Staff and volunteers are not always present, and the center is sometimes closed on arrival. Picking up the numbered brochure from the box near the trailhead covers most of the interpretive gap when the center is unavailable.

That brochure is genuinely useful and worth reading before starting the walk.

When the center is open and staffed, the conversations available there can add real depth to the visit. People who work at sites like this tend to know details that do not appear in any printed material.

Asking questions is always worth the attempt.

The picnic shelter nearby makes a comfortable spot for a break before or after the trail. Bringing food and water is a good habit at any remote Wyoming site, and this one is no exception given its distance from town.

Why This Place Stays With People Long After They Leave

Why This Place Stays With People Long After They Leave
© Legend Rock State Petroglyph Site

Most tourist stops fade from memory within a few weeks. This one tends not to.

Visitors who have explored petroglyph sites across the country consistently rank Legend Rock among their favorites, and the reasons they give are hard to argue with.

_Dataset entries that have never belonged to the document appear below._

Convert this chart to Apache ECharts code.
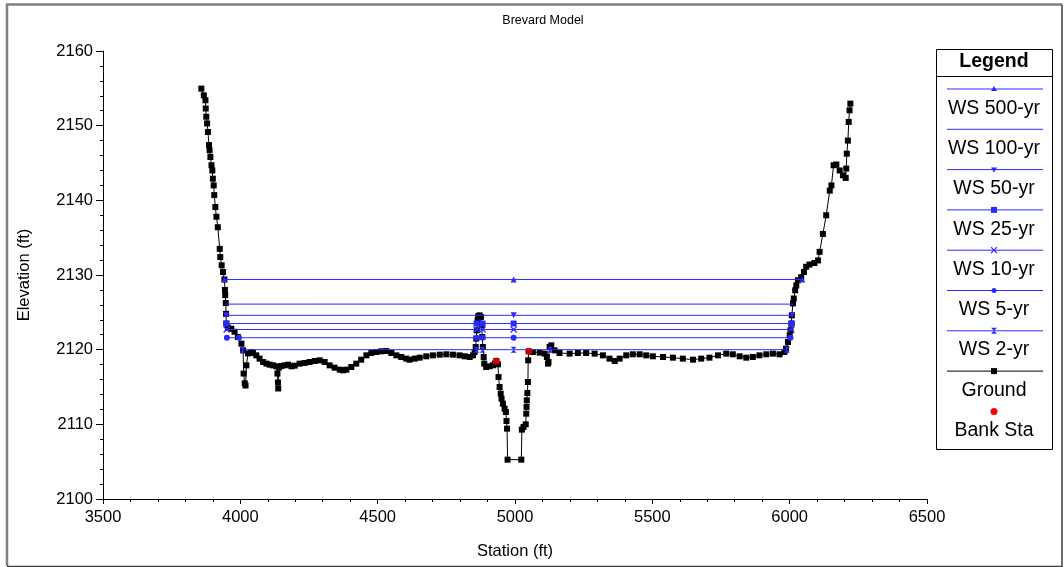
<!DOCTYPE html>
<html>
<head>
<meta charset="utf-8">
<script src="https://cdn.jsdelivr.net/npm/echarts@6/dist/echarts.min.js"></script>
<style>
html,body{margin:0;padding:0;background:#fff;}
#main{width:1064px;height:567px;}
</style>
</head>
<body>
<div id="main"></div>
<script>
// ground profile (station, elevation)
var groundSta = [3858,3867,3873,3874,3876,3879,3882,3886,3888,3891,3895,3898,3900,3903,3905,3909,3913,3918,3925,3927,3932,3937,3942,3944,3945,3947,3948,3949,3955,3967,3979,3991,4004,
	4010,4012,4016,4019,4022,4028,4040,4046,4058,4070,4083,4095,4107,4119,4131,4135,4137,4138,4141,4149,4161,4174,4186,4198,4216,4234,4252,4271,4289,4307,4325,4343,4362,4374,4386,4404,4422,4440,4459,4477,4495,4513,4531,4550,4568,4586,4604,4616,4635,4653,4677,4701,4726,4750,4774,4798,4817,4835,4847,
	4853,4857,4859,4861,4864,4866,4871,4876,4878,4881,4883,4886,4888,4895,4908,4920,4927,4932,4938,4940,4944,4948,4951,4956,4962,4967,4969,4971,4973,5023,5025,5031,5039,5041,5042,5043,5045,5047,5048,5050,5065,5090,5108,5116,5120,5122,5126,5132,5144,
	5162,5199,5229,5259,5290,5320,5344,5363,5381,5405,5429,5454,5478,5502,5539,5575,5611,5648,5678,5708,5739,5769,5793,5818,5842,5866,5890,5915,5939,5963,5981,5987,5994,6000,
	6003,6006,6008,6012,6015,6020,6024,6030,6042,6052,6060,6072,6090,6103,6109,6121,6133,6146,6152,6160,6170,6182,6194,6204,6206,6208,6212,6215,6218,6221];
var groundElev = [2154.96,2154.06,2153.4,2152.3,2151.2,2150.3,2149.15,2147.4,2146.7,2145.8,2144.7,2144.0,2142.9,2142.0,2140.7,2139.1,2137.8,2136.4,2133.5,2132.4,2131.3,2130.4,2129.4,2128.0,2127.3,2126.25,2124.8,2123.5,2122.95,2122.8,2122.4,2121.7,2120.8,
	2119.9,2116.8,2115.5,2115.2,2117.9,2119.5,2119.69,2119.55,2119.24,2118.8,2118.35,2118.13,2117.99,2117.9,2117.77,2116.8,2115.6,2114.8,2117.6,2117.81,2117.9,2117.99,2117.77,2117.86,2118.13,2118.22,2118.35,2118.48,2118.57,2118.35,2117.9,2117.59,2117.32,2117.23,2117.32,2117.68,2118.13,2118.66,2119.24,2119.55,2119.69,2119.78,2119.82,2119.55,2119.24,2119.02,2118.8,2118.66,2118.8,2118.93,2119.11,2119.24,2119.33,2119.38,2119.33,2119.24,2119.11,2119.02,2119.24,
	2119.69,2120.36,2121.48,2122.59,2123.93,2124.47,2124.6,2124.38,2123.26,2121.7,2120.36,2119.02,2118.13,2117.68,2117.77,2117.91,2118.13,2118.49,2118.04,2116.34,2115.0,2114.11,2113.44,2112.77,2112.1,2111.65,2110.45,2109.42,2105.27,2105.27,2109.29,2109.65,2110.0,2111.43,2112.33,2113.22,2114.2,2115.67,2118.57,2119.78,2119.69,2119.6,2119.47,2119.02,2118.13,2118.35,2120.36,2120.58,2119.91,
	2119.55,2119.47,2119.55,2119.55,2119.47,2119.24,2118.8,2118.48,2118.8,2119.24,2119.38,2119.38,2119.24,2119.11,2119.02,2118.93,2118.8,2118.66,2118.8,2118.93,2119.24,2119.47,2119.38,2119.11,2118.93,2119.02,2119.24,2119.38,2119.47,2119.38,2119.69,2120.14,2121.03,2121.92,
	2122.6,2123.5,2124.6,2126.2,2126.85,2127.95,2128.6,2129.3,2129.7,2130.4,2131.1,2131.4,2131.6,2131.95,2133.1,2135.5,2138.0,2141.3,2142.0,2144.7,2144.8,2144.0,2143.35,2143.0,2144.25,2146.25,2148.0,2150.5,2152.05,2152.95];

// water surfaces
var wsNames = ['WS 500-yr','WS 100-yr','WS 50-yr','WS 25-yr','WS 10-yr','WS 5-yr','WS 2-yr'];
var wsElev = [2129.4, 2126.1, 2124.6, 2123.5, 2122.7, 2121.6, 2120.0];
var wsStations = [
	[3942, 4995, 6046],
	[3946, 6013],
	[3948, 4995, 6009],
	[3949, 4860, 4882, 4995, 6008],
	[3950, 4860, 4882, 4995, 6006],
	[3951, 3995, 4860, 4882, 4995, 6003],
	[4008, 4860, 4882, 4995, 5128, 5990]
];

// bank stations
var bankSta = [4932, 5050];
var bankElev = [2118.49, 2119.78];

var FONT = '"Liberation Sans", Arial, sans-serif';
var BLUE = '#2a2aff';
var symX = 'path://M0,0L10,10M10,0L0,10';
var symHour = 'path://M0,0L10,0L0,10L10,10Z';
var wsSymbols = ['triangle', 'none', 'path://M0,0L10,0L5,10Z', 'rect', symX, 'circle', symHour];

var series = [];
series.push({
	name: 'Ground',
	type: 'line',
	data: groundSta.map(function(s, i){ return [s, groundElev[i]]; }),
	symbol: 'rect',
	symbolSize: 6,
	lineStyle: {color: '#000', width: 1},
	itemStyle: {color: '#000'},
	z: 2
});
for (var i = 0; i < wsNames.length; i++) {
	series.push({
		name: wsNames[i],
		type: 'line',
		data: wsStations[i].map(function(s){ return [s, wsElev[i]]; }),
		symbol: wsSymbols[i],
		symbolSize: 6,
		showSymbol: wsSymbols[i] != 'none',
		lineStyle: {color: BLUE, width: 1},
		itemStyle: {color: BLUE, borderColor: BLUE, borderWidth: (wsSymbols[i] == symX ? 1.2 : 0)},
		z: 3
	});
}
series.push({
	name: 'Bank Sta',
	type: 'scatter',
	data: bankSta.map(function(s, i){ return [s, bankElev[i]]; }),
	symbol: 'circle',
	symbolSize: 7,
	itemStyle: {color: '#ff0000'},
	z: 4
});

// legend box drawn by hand (line sample above label, like the original)
var legNames = wsNames.concat(['Ground', 'Bank Sta']);
var legColors = [BLUE, BLUE, BLUE, BLUE, BLUE, BLUE, BLUE, '#000', '#ff0000'];
var legSyms = ['triUp', 'none', 'triDown', 'rect', 'x', 'dot', 'hour', 'rect', 'bank'];

function legSymbol(kind, cx, cy, c) {
	if (kind == 'triUp') return {type: 'polygon', shape: {points: [[cx, cy - 3], [cx + 3, cy + 2], [cx - 3, cy + 2]]}, style: {fill: c}};
	if (kind == 'triDown') return {type: 'polygon', shape: {points: [[cx - 3, cy - 2], [cx + 3, cy - 2], [cx, cy + 3]]}, style: {fill: c}};
	if (kind == 'rect') return {type: 'rect', shape: {x: cx - 3, y: cy - 3, width: 6, height: 6}, style: {fill: c}};
	if (kind == 'dot') return {type: 'circle', shape: {cx: cx, cy: cy, r: 2.5}, style: {fill: c}};
	if (kind == 'bank') return {type: 'circle', shape: {cx: cx, cy: cy, r: 3.5}, style: {fill: c}};
	if (kind == 'x') return {type: 'polyline', shape: {points: [[cx - 3, cy - 3], [cx + 3, cy + 3], [cx, cy], [cx + 3, cy - 3], [cx - 3, cy + 3]]}, style: {stroke: c, lineWidth: 1.2, fill: null}};
	if (kind == 'hour') return {type: 'polygon', shape: {points: [[cx - 3, cy - 3], [cx + 3, cy - 3], [cx - 3, cy + 3], [cx + 3, cy + 3]]}, style: {fill: c}};
	return null;
}

var legend = [];
legend.push({type: 'rect', shape: {x: 936.5, y: 49.5, width: 116, height: 400}, style: {fill: '#fff', stroke: '#000', lineWidth: 1}});
legend.push({type: 'line', shape: {x1: 936.5, y1: 76.5, x2: 1052.5, y2: 76.5}, style: {stroke: '#000', lineWidth: 1}});
legend.push({type: 'text', style: {text: 'Legend', x: 994, y: 62, textAlign: 'center', textVerticalAlign: 'middle', align: 'center', verticalAlign: 'middle', font: 'bold 19.5px ' + FONT, fill: '#000'}});
for (var k = 0; k < legNames.length; k++) {
	var ly = 89 + 40.3 * k;
	if (legSyms[k] != 'bank') {
		legend.push({type: 'line', shape: {x1: 947, y1: ly, x2: 1043, y2: ly}, style: {stroke: legColors[k], lineWidth: 1}});
	}
	var sy = legSymbol(legSyms[k], 994, ly, legColors[k]);
	if (sy) legend.push(sy);
	legend.push({type: 'text', style: {text: legNames[k], x: 994, y: ly + 19.3, textAlign: 'center', textVerticalAlign: 'middle', align: 'center', verticalAlign: 'middle', font: '19.5px ' + FONT, fill: '#000'}});
}

// outer frame
var frame = [
	{type: 'polyline', shape: {points: [[7, 566], [7, 4.5], [1062, 4.5]]}, style: {stroke: '#808080', lineWidth: 2.5, fill: null}},
	{type: 'polyline', shape: {points: [[1062, 4.5], [1062, 566.5], [7, 566.5]]}, style: {stroke: '#404040', lineWidth: 1.5, fill: null}}
];

function plain(v) { return String(v); }

var myChart = echarts.init(document.getElementById('main'), null, {renderer: 'canvas'});
var option = {
	animation: false,
	backgroundColor: '#fff',
	textStyle: {fontFamily: FONT},
	title: {
		text: 'Brevard Model',
		left: 538,
		top: 9,
		textAlign: 'center',
		textStyle: {fontSize: 12.5, fontWeight: 'normal', color: '#000', fontFamily: FONT}
	},
	grid: {left: 103, right: 137, top: 51, bottom: 68, containLabel: false},
	xAxis: {
		type: 'value',
		min: 3500, max: 6500, interval: 500,
		name: 'Station (ft)',
		nameLocation: 'middle',
		nameGap: 44,
		nameTextStyle: {fontSize: 16.5, color: '#000', fontFamily: FONT},
		axisLine: {lineStyle: {color: '#000', width: 1}},
		axisTick: {length: 5, lineStyle: {color: '#000'}},
		minorTick: {show: true, splitNumber: 5, length: 3, lineStyle: {color: '#000'}},
		axisLabel: {fontSize: 16.5, color: '#000', margin: 10, fontFamily: FONT, formatter: plain},
		splitLine: {show: false}
	},
	yAxis: {
		type: 'value',
		min: 2100, max: 2160, interval: 10,
		name: 'Elevation (ft)',
		nameLocation: 'middle',
		nameGap: 70,
		nameTextStyle: {fontSize: 16.5, color: '#000', fontFamily: FONT},
		axisLine: {show: true, lineStyle: {color: '#000', width: 1}},
		axisTick: {show: true, length: 7, lineStyle: {color: '#000'}},
		minorTick: {show: true, splitNumber: 5, length: 3, lineStyle: {color: '#000'}},
		axisLabel: {fontSize: 16.5, color: '#000', margin: 10, fontFamily: FONT, formatter: plain},
		splitLine: {show: false}
	},
	graphic: {elements: frame.concat(legend)},
	series: series
};
myChart.setOption(option);
</script>
</body>
</html>
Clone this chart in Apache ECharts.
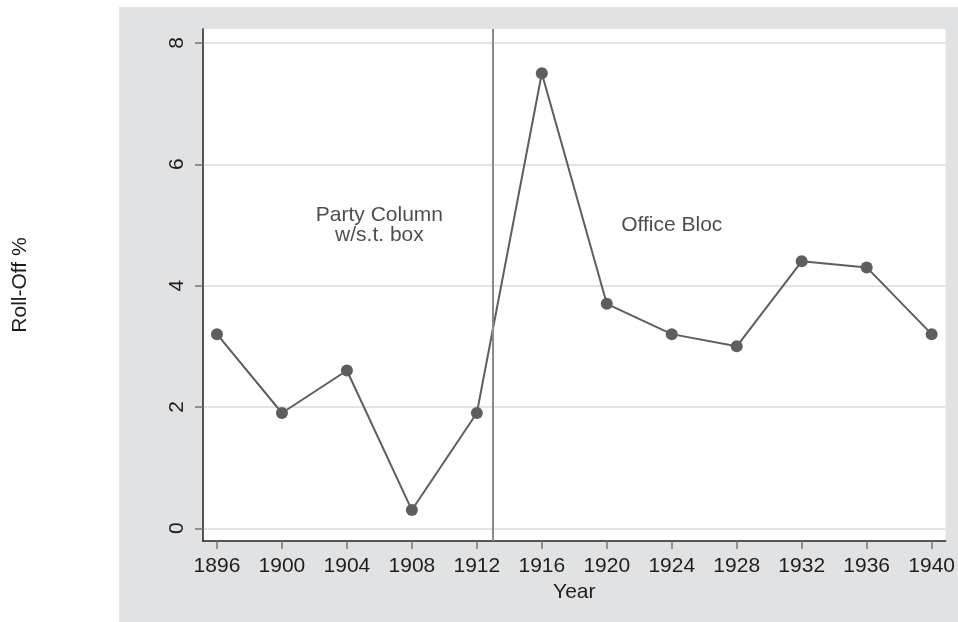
<!DOCTYPE html>
<html>
<head>
<meta charset="utf-8">
<script src="https://cdn.jsdelivr.net/npm/echarts@6/dist/echarts.min.js"></script>
<style>
  html, body { margin: 0; padding: 0; background: #fff; }
  #chart { width: 958px; height: 622px; }
</style>
</head>
<body>
<div id="chart"></div>
<script>
// roll-off by election year
const years = [1896, 1900, 1904, 1908, 1912, 1916, 1920, 1924, 1928, 1932, 1936, 1940];
const rollOff = [3.2, 1.9, 2.6, 0.3, 1.9, 7.5, 3.7, 3.2, 3.0, 4.4, 4.3, 3.2];
const yTicks = [0, 2, 4, 6, 8];
const ballotChangeYear = 1913;
const notes = [
  { text: 'Party Column\nw/s.t. box', year: 1906, value: 5.0 },
  { text: 'Office Bloc', year: 1924, value: 5.0 }
];

const FONT = '"Liberation Sans", Arial, sans-serif';
const TXT = '#1e1e1e';

const chart = echarts.init(document.getElementById('chart'));

const option = {
  backgroundColor: '#fff',
  animation: false,
  graphic: [
    {
      type: 'rect',
      z: -10,
      silent: true,
      shape: { x: 119, y: 7, width: 839, height: 615 },
      style: { fill: '#e1e2e4' }
    }
  ],
  grid: {
    left: 203,
    right: 12,
    top: 29,
    bottom: 81,
    show: true,
    backgroundColor: '#fff',
    borderWidth: 0
  },
  xAxis: {
    type: 'value',
    min: 1895.14,
    max: 1940.86,
    name: 'Year',
    nameLocation: 'middle',
    nameGap: 40,
    nameTextStyle: { color: TXT, fontSize: 21, fontFamily: FONT },
    axisLine: { show: true, onZero: false, lineStyle: { color: '#222', width: 1.5 } },
    axisTick: { show: true, length: 8, customValues: years, lineStyle: { color: '#777', width: 1.5 } },
    axisLabel: {
      customValues: years, color: TXT, fontSize: 21, fontFamily: FONT, margin: 15,
      formatter: v => String(v)
    },
    splitLine: { show: false }
  },
  yAxis: {
    type: 'value',
    min: -0.21,
    max: 8.23,
    name: 'Roll-Off %',
    nameLocation: 'middle',
    nameGap: 172,
    nameTextStyle: { color: TXT, fontSize: 21, fontFamily: FONT },
    axisLine: { show: true, onZero: false, lineStyle: { color: '#222', width: 1.5 } },
    axisTick: { show: true, length: 8, customValues: yTicks, lineStyle: { color: '#777', width: 1.5 } },
    axisLabel: { customValues: yTicks, rotate: 90, color: TXT, fontSize: 21, fontFamily: FONT, margin: 15 },
    splitLine: { show: true, lineStyle: { color: '#e3e3e3', width: 2 } }
  },
  series: [
    {
      name: 'Roll-Off',
      type: 'line',
      data: years.map((y, i) => [y, rollOff[i]]),
      symbol: 'circle',
      symbolSize: 12,
      lineStyle: { color: '#5e5e5e', width: 2 },
      itemStyle: { color: '#5e5e5e' },
      z: 3,
      markLine: {
        silent: true,
        symbol: 'none',
        label: { show: false },
        lineStyle: { color: '#8a8a8a', width: 2, type: 'solid' },
        data: [{ xAxis: ballotChangeYear }]
      }
    },
    {
      name: 'notes',
      type: 'scatter',
      data: notes.map(n => [n.year, n.value]),
      symbolSize: 0,
      silent: true,
      label: {
        show: true,
        position: 'inside',
        formatter: p => notes[p.dataIndex].text,
        color: TXT,
        fontSize: 21,
        lineHeight: 20,
        fontFamily: FONT,
        align: 'center'
      }
    }
  ]
};

chart.setOption(option);
</script>
</body>
</html>
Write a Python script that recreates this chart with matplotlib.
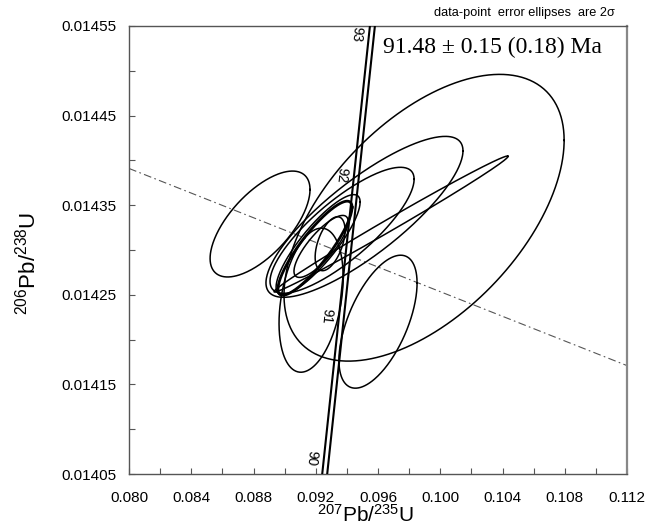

The combination of scale, age, preservation quality, and setting is unusual. The valley itself is beautiful in a spare, open way that suits the landscape of Wyoming.

The creek nearby adds sound to the silence. The cliff is dramatic without being theatrical.

What lingers most is the sense of continuity. People came to this specific spot for at least 10,000 years.

They looked at the same cliff, the same sky, and the same surrounding hills. The carvings they left behind are a form of communication that crossed every possible language barrier and outlasted every civilization that produced them.

That is not something most places can offer. Legend Rock offers it freely, at no cost, on a gravel road in Wyoming, to anyone willing to make the drive.

That fact alone is worth sitting with for a moment.